The Net Asset Value per share was calculated as 48p in both September and March 2016, but has been steadily dropping from 109p in March 2010. The share price quoted on AIM has also dropped from a high of around 80p in 2011 to 8.25p today.
NAV is the fair value of the investments calculated using discounted cash flow. A key input is the interest rate, which is the Indian Central Bank rate at the time plus a risk factor that depends on the business. Another key factor is the pound to rupee exchange rate. Both have been favourable over the last year, so the apparent stability disguises other more negative factors.
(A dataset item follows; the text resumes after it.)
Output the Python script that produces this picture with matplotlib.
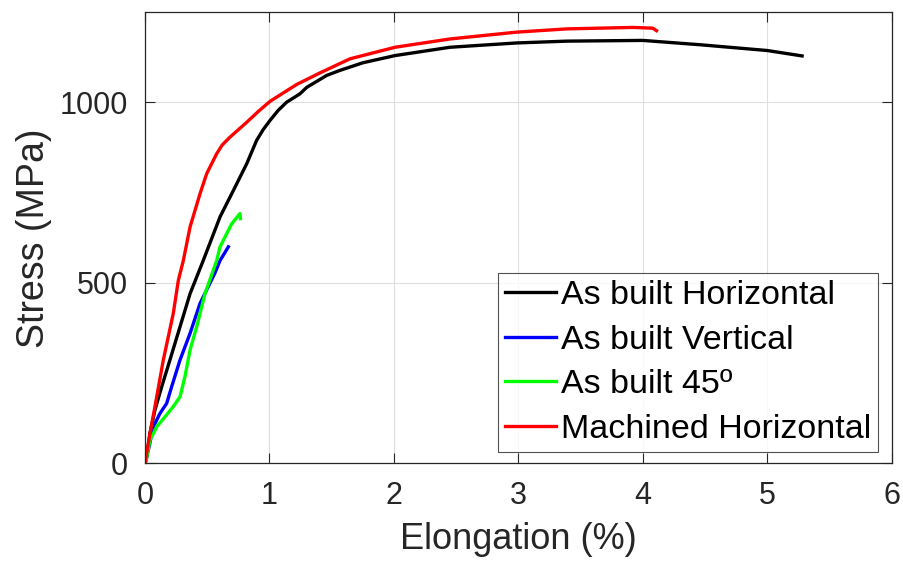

It turns out that 75 per cent of IIP’s shares are held by GGIC (ex Guggenheim Global Infrastructure Company, a private US infrastructure and energy company) or its affiliates, who have the nearly the same directors and asset management team as IIP. Furthermore IIP have a loan of US$17 million from GGIC due in April 2017 for whose replacement the Board is currently exploring options. The small liquidity may make the stock less attractive to investors.
IIP’s future will be determined by GGIC based mainly on that of DLI, but there is still hope that it will increase its modest investment in hydropower.